» **TASK INPUT**:
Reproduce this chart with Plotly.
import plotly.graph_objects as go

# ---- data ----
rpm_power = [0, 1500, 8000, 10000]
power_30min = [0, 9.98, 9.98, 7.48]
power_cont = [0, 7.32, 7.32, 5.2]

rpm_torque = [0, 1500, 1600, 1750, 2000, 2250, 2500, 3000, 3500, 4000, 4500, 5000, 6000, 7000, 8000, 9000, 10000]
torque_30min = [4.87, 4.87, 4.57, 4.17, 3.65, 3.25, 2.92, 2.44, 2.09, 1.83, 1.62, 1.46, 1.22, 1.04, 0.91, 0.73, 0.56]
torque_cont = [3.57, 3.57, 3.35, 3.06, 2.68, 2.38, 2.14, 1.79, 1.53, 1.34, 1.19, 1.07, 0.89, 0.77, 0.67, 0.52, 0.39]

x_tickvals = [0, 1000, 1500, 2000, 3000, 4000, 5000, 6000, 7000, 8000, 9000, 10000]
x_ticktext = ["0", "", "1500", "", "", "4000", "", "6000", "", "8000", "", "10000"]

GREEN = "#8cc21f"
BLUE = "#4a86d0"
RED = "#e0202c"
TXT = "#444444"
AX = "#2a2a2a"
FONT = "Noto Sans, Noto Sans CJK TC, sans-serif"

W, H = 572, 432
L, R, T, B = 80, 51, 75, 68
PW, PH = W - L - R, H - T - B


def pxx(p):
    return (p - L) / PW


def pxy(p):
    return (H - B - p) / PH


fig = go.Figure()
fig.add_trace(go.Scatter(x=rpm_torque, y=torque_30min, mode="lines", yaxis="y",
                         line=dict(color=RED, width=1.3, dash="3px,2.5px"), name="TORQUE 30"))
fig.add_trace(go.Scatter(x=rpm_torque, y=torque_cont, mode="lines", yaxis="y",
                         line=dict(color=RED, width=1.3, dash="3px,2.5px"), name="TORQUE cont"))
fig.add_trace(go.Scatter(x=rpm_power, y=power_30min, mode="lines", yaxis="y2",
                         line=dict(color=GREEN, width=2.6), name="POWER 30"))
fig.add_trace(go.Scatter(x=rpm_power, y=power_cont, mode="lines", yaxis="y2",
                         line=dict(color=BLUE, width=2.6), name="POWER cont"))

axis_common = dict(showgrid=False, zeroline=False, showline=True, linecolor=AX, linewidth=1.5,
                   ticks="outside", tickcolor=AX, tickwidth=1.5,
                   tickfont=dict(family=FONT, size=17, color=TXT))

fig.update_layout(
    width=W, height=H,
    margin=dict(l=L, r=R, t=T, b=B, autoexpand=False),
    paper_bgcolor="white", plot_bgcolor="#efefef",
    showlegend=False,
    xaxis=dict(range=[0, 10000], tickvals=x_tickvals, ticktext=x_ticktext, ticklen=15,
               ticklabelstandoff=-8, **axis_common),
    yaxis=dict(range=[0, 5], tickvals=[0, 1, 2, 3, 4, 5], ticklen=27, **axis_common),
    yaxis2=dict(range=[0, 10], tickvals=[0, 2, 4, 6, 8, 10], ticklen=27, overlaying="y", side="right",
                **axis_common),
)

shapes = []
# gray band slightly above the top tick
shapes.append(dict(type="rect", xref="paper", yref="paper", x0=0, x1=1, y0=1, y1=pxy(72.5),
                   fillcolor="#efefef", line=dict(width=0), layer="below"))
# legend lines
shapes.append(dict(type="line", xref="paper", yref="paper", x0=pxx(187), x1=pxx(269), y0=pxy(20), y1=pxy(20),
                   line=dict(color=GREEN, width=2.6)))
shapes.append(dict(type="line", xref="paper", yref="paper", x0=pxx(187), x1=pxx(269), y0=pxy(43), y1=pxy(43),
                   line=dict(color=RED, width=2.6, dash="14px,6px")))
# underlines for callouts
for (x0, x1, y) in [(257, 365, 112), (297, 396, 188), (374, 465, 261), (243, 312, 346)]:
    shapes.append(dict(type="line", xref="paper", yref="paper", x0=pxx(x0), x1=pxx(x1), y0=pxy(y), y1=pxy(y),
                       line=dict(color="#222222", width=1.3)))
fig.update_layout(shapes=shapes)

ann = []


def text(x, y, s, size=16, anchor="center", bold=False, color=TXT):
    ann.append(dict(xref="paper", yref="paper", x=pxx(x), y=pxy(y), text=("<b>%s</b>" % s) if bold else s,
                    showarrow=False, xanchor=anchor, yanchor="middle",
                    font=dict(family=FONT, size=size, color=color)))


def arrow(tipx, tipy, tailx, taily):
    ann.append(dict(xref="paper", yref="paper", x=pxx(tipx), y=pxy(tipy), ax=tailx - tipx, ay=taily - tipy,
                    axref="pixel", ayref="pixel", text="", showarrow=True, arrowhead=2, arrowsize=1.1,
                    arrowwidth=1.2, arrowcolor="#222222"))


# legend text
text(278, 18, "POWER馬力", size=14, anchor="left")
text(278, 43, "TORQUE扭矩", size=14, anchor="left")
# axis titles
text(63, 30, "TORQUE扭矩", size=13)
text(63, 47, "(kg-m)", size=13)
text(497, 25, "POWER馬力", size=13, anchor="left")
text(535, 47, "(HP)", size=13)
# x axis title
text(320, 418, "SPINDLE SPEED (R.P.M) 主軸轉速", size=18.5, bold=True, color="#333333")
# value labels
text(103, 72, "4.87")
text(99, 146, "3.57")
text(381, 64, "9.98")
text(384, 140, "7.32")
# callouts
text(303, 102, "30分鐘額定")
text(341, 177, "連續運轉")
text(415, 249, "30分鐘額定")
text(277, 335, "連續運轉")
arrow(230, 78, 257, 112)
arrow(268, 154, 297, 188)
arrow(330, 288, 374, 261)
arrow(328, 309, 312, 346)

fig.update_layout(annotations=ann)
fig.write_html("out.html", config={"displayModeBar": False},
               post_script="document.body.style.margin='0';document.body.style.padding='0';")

==

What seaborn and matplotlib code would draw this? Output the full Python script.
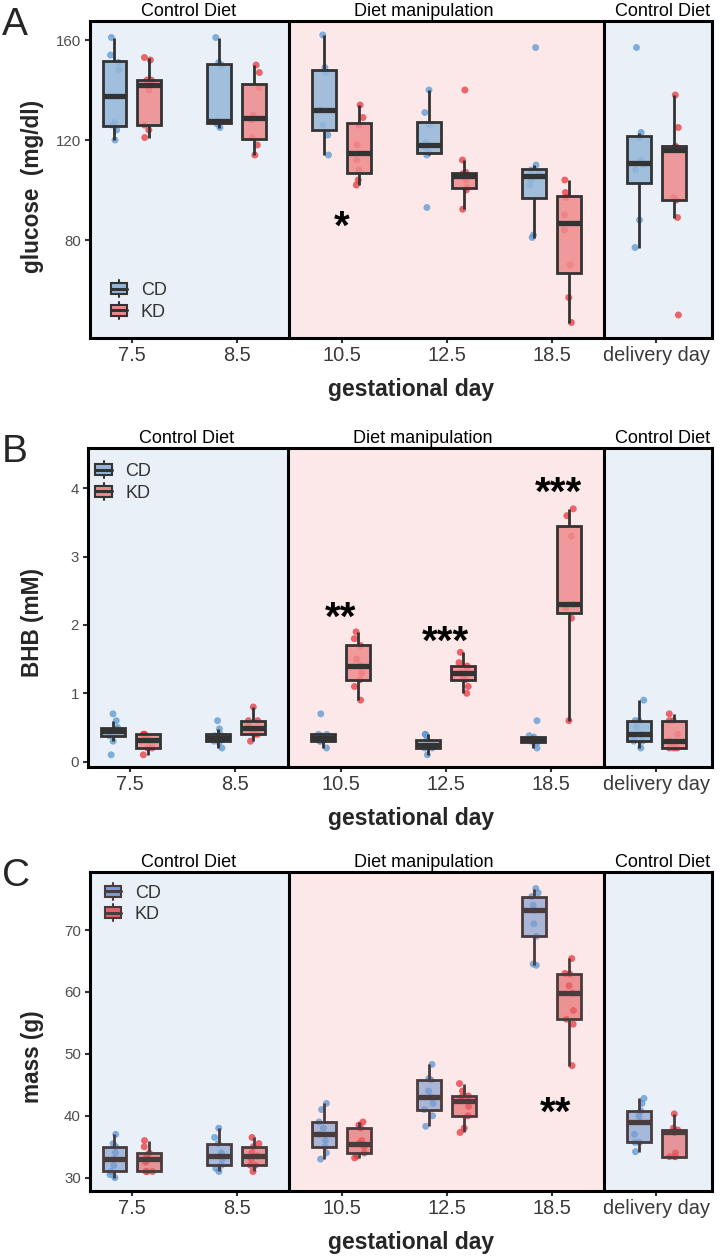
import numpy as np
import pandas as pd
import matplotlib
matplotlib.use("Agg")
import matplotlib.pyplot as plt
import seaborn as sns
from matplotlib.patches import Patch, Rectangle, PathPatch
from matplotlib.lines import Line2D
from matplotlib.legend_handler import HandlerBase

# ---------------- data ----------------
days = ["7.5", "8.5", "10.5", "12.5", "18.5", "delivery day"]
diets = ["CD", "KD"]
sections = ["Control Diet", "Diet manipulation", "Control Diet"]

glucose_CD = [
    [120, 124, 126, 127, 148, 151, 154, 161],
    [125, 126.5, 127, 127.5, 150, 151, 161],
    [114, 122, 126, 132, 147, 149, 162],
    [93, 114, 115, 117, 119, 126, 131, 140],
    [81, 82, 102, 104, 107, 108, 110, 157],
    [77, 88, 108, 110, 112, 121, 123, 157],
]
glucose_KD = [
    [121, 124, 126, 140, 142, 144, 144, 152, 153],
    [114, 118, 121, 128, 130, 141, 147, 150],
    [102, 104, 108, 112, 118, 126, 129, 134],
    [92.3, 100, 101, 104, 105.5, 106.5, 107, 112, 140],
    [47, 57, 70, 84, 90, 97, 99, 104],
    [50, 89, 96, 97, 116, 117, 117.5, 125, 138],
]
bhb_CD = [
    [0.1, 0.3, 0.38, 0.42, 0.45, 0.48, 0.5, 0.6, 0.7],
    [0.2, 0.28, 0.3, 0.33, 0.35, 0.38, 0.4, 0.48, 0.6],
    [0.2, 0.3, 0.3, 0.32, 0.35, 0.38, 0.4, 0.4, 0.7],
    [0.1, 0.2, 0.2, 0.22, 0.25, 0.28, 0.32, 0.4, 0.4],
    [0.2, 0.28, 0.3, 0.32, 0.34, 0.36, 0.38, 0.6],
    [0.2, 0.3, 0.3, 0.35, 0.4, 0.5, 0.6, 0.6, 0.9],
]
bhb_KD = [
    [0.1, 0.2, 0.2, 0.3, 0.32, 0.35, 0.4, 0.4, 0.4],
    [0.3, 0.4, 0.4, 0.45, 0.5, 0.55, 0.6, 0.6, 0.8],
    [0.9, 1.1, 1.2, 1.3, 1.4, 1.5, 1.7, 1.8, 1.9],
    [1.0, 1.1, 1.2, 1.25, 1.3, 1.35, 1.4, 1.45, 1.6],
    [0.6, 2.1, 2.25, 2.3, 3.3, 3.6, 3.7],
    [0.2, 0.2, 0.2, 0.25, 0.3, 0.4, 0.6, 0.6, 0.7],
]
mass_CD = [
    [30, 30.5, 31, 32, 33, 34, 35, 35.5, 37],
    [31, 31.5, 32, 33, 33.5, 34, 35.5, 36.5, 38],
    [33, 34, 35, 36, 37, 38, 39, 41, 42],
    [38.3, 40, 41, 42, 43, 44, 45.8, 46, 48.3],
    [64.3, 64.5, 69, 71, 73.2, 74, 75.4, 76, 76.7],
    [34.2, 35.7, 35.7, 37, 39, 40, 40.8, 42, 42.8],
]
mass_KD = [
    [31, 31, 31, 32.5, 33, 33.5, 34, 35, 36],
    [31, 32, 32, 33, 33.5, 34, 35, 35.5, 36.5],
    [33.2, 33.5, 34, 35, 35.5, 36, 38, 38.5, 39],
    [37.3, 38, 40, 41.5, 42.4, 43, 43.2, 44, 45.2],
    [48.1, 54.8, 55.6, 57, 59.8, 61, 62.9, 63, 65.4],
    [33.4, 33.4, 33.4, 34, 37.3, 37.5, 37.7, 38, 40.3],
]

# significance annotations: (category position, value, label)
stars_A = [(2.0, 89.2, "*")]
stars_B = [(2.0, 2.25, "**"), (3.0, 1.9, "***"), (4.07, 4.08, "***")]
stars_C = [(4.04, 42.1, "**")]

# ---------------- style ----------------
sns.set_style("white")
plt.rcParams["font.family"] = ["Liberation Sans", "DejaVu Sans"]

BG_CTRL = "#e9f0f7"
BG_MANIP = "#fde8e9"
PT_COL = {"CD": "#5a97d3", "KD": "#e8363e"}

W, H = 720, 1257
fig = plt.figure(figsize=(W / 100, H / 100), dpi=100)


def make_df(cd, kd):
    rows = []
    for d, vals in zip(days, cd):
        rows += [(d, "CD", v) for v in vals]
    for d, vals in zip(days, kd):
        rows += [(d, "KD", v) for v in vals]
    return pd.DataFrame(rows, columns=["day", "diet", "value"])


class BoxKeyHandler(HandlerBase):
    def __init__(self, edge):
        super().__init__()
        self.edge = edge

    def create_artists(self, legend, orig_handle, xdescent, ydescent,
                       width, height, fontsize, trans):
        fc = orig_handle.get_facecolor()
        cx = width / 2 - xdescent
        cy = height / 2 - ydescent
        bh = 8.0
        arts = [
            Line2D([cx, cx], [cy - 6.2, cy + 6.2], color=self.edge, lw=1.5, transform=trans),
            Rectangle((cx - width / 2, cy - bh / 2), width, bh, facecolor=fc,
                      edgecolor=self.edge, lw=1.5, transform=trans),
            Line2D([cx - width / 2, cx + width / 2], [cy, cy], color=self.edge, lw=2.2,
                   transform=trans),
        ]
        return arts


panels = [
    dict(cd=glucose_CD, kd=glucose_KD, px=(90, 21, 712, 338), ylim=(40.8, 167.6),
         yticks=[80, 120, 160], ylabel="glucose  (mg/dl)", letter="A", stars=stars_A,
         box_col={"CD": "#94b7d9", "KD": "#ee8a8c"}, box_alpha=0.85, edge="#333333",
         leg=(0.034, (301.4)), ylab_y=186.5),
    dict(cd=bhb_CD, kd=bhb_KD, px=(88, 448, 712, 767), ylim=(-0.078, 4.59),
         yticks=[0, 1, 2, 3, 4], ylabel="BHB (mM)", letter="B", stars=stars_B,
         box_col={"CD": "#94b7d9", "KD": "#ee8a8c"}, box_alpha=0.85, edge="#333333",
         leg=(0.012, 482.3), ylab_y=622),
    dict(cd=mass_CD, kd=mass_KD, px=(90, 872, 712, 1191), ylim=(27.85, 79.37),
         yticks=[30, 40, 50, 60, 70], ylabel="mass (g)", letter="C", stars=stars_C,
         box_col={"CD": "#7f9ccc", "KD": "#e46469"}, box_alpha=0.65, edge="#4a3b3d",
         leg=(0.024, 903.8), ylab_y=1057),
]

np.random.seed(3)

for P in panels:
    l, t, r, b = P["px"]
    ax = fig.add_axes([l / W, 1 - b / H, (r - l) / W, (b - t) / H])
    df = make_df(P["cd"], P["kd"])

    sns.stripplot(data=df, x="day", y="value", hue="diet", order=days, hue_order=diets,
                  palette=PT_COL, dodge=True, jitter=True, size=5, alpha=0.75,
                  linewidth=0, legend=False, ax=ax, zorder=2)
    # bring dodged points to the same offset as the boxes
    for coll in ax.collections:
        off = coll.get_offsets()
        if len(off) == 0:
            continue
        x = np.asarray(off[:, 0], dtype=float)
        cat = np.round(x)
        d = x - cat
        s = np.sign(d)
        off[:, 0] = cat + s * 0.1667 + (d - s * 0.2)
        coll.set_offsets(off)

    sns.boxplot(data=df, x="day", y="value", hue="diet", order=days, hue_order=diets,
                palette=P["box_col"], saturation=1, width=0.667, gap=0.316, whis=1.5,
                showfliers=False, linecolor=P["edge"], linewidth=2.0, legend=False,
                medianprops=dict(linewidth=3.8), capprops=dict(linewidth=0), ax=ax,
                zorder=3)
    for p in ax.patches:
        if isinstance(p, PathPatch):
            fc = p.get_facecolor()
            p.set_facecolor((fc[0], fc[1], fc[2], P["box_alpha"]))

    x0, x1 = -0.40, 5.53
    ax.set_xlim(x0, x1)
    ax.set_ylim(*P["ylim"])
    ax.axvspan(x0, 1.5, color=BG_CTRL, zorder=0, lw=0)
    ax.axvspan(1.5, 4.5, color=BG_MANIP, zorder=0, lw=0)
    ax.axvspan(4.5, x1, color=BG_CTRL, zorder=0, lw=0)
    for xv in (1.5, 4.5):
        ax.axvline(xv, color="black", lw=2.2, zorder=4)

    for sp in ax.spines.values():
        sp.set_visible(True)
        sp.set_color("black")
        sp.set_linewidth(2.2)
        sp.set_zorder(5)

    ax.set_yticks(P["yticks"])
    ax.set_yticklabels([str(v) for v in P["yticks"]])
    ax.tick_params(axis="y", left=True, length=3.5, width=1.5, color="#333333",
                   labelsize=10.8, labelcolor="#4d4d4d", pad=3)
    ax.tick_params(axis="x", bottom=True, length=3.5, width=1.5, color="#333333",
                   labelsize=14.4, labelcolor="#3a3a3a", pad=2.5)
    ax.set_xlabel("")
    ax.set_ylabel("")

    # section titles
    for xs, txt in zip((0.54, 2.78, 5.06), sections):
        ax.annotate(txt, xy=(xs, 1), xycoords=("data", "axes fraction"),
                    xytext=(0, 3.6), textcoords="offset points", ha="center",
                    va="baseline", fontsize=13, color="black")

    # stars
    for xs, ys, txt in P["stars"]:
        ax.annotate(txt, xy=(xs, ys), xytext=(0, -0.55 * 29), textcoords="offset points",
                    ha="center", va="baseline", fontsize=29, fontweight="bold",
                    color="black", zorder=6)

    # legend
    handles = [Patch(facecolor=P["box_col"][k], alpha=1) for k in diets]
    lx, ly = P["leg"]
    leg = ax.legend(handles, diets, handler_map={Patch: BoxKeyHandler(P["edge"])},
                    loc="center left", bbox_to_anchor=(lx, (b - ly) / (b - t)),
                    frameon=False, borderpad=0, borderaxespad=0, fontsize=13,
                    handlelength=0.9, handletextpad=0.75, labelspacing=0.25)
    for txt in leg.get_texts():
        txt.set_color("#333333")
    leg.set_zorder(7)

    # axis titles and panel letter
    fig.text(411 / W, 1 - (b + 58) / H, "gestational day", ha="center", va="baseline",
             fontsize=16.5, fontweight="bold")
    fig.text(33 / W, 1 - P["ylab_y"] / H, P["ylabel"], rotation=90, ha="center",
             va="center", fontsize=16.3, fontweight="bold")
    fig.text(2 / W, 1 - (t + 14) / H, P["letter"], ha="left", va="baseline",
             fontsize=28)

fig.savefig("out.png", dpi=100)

» **TASK REQUIREMENTS**:
Take the material above and output only the lines from the one that contains "What seaborn and" through the one that contains "from matplotlib.legend_handler import", ends included and images left out.

» **ANSWER FOR THIS EXERCISE**:
What seaborn and matplotlib code would draw this? Output the full Python script.
import numpy as np
import pandas as pd
import matplotlib
matplotlib.use("Agg")
import matplotlib.pyplot as plt
import seaborn as sns
from matplotlib.patches import Patch, Rectangle, PathPatch
from matplotlib.lines import Line2D
from matplotlib.legend_handler import HandlerBase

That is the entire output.